Goolsbee muss seine Worte nun vorsichtiger wählen, doch es ist trotzdem nicht schwierig für ihn, eine gute Geschichte zu erzählen. Die zwei Männer trafen sich 2004, als Barack Obama der demokratische Wettbewerber für den Posten eines Junior-US-Senators für den Bundesstaat Illinois wurde und der politische Gegner ihm eine Art ewigen Kandidaten, den Republikaner Alan Keyes, vorsetzten. Obwohl dessen Ansichten als ultrakonservativer Christ ihn eigentlich inzwischen unwählbar gemacht hatten, wollten die Demokraten doch sicherstellen, dass Obama ihn auch auf dem Gebiet der Wirtschaftspolitik schlagen konnte.

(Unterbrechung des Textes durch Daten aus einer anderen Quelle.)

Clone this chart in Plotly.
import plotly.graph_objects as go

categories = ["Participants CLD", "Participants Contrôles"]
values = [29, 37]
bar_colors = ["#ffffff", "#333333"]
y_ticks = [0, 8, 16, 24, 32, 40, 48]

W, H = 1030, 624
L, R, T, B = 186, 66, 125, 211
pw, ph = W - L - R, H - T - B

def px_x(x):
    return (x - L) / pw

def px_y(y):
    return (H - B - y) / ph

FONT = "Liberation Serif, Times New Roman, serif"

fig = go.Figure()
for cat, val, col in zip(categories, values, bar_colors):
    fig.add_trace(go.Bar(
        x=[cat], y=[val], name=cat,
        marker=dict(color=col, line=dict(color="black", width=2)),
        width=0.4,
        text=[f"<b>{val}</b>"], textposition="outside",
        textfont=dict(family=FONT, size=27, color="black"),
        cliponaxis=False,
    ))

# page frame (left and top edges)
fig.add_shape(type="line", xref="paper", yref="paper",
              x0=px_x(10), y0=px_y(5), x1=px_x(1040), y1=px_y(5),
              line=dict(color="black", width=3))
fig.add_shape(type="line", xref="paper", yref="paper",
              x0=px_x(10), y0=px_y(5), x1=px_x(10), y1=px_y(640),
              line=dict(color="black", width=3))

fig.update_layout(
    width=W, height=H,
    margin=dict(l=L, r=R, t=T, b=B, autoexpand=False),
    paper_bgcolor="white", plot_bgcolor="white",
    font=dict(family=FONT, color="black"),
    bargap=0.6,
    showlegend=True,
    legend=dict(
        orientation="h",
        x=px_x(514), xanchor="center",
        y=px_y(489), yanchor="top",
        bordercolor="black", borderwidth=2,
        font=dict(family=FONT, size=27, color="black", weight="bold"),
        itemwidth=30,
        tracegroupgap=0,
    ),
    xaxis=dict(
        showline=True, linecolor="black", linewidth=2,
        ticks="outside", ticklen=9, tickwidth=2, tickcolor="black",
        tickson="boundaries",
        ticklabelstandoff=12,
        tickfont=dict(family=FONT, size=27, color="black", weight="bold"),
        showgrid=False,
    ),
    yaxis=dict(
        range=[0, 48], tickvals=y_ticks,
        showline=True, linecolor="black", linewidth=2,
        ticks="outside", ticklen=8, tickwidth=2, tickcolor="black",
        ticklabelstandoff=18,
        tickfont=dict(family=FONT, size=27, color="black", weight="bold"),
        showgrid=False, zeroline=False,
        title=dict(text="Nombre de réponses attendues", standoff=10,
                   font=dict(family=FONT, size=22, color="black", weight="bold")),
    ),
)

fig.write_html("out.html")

Und so kam es dann, dass seine Wahlkampagne Goolsbee kontaktierte, dessen Ruf Obama bereits aus seinen Jahren als Professor für Verfassungsrecht an der University of Chicago kannte: Goolsbee galt in Sachen Wirtschaftswissenschaften als stets auf dem neuesten Stand.

Keyes Wirtschaftsplan lag darin, die Einkommenssteuer abzuschaffen und durch eine nationale Umsatzsteuer zu ersetzen, die bis auf Wohnen, Nahrung, Verkehrsmittel und Ausgaben für Arme und Rentner allen Dingen des Alltages aufgeschlagen werden sollte. Wie hoch würde die Umsatzsteuer für solche Güter sein, damit das Budget der US-Regierung erhalten bleibt, frage ich Goolsbee. Rund 70 Prozent, antwortet der und lacht. 2004 rief die Obama-Kampagne dann regelmäßiger bei Goolsbee an. Der Kandidat tauschte E-Mails mit dem Professor. Einen Kontakt von Gesicht zu Gesicht gab es allerdings lange Zeit nicht. Die beiden trafen sich erst im Oktober 2004, bei der zweiten Fernsehdebatte zwischen Obama und Keyes in den ABC-Studios in Chicago.

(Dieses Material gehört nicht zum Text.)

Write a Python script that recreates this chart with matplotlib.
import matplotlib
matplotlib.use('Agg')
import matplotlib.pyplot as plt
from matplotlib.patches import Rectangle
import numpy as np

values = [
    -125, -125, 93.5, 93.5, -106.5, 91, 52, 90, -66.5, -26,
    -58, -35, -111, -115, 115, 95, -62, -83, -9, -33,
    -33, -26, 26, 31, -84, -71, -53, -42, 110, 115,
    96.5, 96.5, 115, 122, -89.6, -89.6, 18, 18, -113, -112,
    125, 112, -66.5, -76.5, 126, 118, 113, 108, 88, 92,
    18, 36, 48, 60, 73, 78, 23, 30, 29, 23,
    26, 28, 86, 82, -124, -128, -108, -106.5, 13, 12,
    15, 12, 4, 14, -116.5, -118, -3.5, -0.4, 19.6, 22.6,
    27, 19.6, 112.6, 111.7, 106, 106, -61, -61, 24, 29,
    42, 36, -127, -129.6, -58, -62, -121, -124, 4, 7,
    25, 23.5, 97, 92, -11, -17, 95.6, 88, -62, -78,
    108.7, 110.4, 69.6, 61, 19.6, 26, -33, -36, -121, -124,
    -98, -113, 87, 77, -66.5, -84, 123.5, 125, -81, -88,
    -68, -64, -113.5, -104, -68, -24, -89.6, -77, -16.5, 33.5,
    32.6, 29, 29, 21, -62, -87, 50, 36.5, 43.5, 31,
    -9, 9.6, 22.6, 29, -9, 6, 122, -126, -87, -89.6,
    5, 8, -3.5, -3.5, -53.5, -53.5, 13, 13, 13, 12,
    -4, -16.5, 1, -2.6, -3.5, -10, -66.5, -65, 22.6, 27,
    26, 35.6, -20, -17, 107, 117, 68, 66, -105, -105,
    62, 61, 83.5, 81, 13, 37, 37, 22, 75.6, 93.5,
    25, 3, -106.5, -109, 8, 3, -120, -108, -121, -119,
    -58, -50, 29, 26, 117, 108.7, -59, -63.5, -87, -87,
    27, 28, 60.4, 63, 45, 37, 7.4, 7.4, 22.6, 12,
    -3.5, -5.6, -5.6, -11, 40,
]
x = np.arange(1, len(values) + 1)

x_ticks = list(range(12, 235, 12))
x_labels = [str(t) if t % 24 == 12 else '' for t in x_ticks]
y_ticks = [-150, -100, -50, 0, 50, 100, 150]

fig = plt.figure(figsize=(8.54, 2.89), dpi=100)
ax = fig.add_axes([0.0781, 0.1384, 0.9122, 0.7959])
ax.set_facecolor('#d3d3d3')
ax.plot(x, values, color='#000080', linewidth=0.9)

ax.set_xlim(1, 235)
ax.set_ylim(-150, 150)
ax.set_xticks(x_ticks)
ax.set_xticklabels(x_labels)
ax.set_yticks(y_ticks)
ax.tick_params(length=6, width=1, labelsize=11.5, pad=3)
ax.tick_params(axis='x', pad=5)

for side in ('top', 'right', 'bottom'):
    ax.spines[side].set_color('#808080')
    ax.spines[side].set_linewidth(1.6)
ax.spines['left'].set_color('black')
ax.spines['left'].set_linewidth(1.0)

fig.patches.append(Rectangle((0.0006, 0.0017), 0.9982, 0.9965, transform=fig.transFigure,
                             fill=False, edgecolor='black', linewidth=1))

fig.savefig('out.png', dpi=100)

"Ich hing zunächst in diesem Aufenthaltsraum herum – mit Michelle Obama. Die kam mir gleich schon ziemlich cool vor", erinnert sich Goolsbee. Als der Kandidat ihn dann empfangen konnte, klopfte er an die Tür. "Obama öffnete und schaute mich erstaunt an und fragte dann, wer ich sei. Ich antwortete: Professor Goolsbee. Er wollte mir das erst gar nicht glauben." Obama hatte offenbar einen älteren Universitätseingeborenen mit Tweed-Jacket erwartet – und nicht "noch so einen dünnen, großen, jugendlichen Geek-Typen mit großen Ohren und einem komischen Namen", wie er es laut Goolsbee dann lachend ausdrückte.

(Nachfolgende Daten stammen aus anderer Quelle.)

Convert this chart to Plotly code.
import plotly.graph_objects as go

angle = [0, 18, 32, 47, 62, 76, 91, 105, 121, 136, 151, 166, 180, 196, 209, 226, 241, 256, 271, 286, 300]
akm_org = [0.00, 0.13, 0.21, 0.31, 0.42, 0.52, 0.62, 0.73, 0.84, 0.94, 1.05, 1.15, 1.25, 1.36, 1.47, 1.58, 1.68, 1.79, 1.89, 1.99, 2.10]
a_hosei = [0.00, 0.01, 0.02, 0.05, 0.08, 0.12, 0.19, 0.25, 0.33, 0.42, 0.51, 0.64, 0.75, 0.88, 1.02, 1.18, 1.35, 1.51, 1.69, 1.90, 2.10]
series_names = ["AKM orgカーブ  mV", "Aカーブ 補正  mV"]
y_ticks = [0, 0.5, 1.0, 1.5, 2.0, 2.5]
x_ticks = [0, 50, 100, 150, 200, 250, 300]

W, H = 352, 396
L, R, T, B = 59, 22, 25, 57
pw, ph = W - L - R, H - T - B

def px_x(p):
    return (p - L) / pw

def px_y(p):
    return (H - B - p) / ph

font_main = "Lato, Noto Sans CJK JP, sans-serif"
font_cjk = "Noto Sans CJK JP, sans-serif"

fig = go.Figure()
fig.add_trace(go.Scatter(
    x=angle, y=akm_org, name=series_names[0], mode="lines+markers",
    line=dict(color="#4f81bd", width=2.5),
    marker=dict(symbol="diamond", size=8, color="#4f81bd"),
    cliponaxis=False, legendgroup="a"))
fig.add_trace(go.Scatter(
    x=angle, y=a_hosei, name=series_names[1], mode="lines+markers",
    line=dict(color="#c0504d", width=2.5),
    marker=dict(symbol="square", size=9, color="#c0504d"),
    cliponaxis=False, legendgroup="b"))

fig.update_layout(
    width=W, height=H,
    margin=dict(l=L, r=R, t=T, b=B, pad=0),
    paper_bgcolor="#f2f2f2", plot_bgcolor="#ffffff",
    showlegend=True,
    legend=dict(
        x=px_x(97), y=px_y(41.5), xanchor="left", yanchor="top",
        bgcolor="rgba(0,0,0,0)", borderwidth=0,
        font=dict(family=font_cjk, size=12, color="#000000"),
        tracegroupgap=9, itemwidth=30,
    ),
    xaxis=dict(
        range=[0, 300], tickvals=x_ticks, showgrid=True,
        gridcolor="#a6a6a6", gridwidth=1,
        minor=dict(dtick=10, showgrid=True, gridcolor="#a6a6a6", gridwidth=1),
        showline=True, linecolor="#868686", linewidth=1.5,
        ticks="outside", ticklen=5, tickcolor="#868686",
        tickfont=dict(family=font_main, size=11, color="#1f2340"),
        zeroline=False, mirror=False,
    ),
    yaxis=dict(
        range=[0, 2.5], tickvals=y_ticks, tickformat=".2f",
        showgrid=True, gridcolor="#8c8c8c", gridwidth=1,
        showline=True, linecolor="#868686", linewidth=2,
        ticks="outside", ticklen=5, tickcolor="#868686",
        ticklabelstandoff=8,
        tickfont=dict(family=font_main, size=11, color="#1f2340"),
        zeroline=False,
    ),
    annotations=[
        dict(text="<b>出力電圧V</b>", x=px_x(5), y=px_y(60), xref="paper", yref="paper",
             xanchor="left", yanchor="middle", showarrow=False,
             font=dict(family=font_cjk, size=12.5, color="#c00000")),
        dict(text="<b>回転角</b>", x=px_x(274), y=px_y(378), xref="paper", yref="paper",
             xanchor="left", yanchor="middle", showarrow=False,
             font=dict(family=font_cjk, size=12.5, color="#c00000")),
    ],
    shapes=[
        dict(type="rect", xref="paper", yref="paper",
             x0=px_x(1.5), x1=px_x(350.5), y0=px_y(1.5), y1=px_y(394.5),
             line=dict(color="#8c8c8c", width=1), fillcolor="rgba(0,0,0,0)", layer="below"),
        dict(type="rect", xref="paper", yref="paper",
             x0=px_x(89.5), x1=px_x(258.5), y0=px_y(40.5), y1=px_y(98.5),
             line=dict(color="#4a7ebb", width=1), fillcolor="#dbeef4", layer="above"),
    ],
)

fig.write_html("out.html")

Goolsbee ist heute 39. 1991 schloss er Yale ab und machte 1995 dann seinen Doktor am MIT. In den darauf folgenden zehn Jahren sammelte er erstaunlich breite Berufserfahrung, darunter war eine Mitgliedschaft im Rat der wirtschaftswissenschaftlichen Berater des Budgetbüros des US-Kongresses, die Arbeit als Kolumnist der "New York Times" und des Web-Magazins "Slate" sowie ein Fulbright-Stipendium. Sogar eine eigene Fernsehsendung moderierte Goolsbee bereits: "History's Business" im US-Dokukanal History. Tyler Cowen, Wirtschaftsprofessor an der George Mason University und Autor des populären Blogs "Marginal Revolution", bringt es so auf den Punkt: "Der Mann IST schlau."

Generationen der besten und klügsten Amerikaner sind bereits nach Washington gegangen und haben es wieder verlassen – geändert hat sich stets wenig. Ob das bei Goolsbee anders wird, kann man noch nicht sagen. Klar ist nur eines: Für einen Berater eines Präsidentschaftskandidaten ist er ganz anders als seine Vorgänger. Er ist Teil der Generation von Ökonomen, die sich auf das Internet konzentrieren, Netzwerkeffekte, Verhaltensökonomie und Neuroökonomie untersuchen. Ob Obama gewinnt oder verliert: Er hatte stets einen leitenden Wirtschaftsberater, dessen Fähigkeiten und Ansichten die eines Wirtschaftswissenschaftlers des 21. Jahrhunderts waren.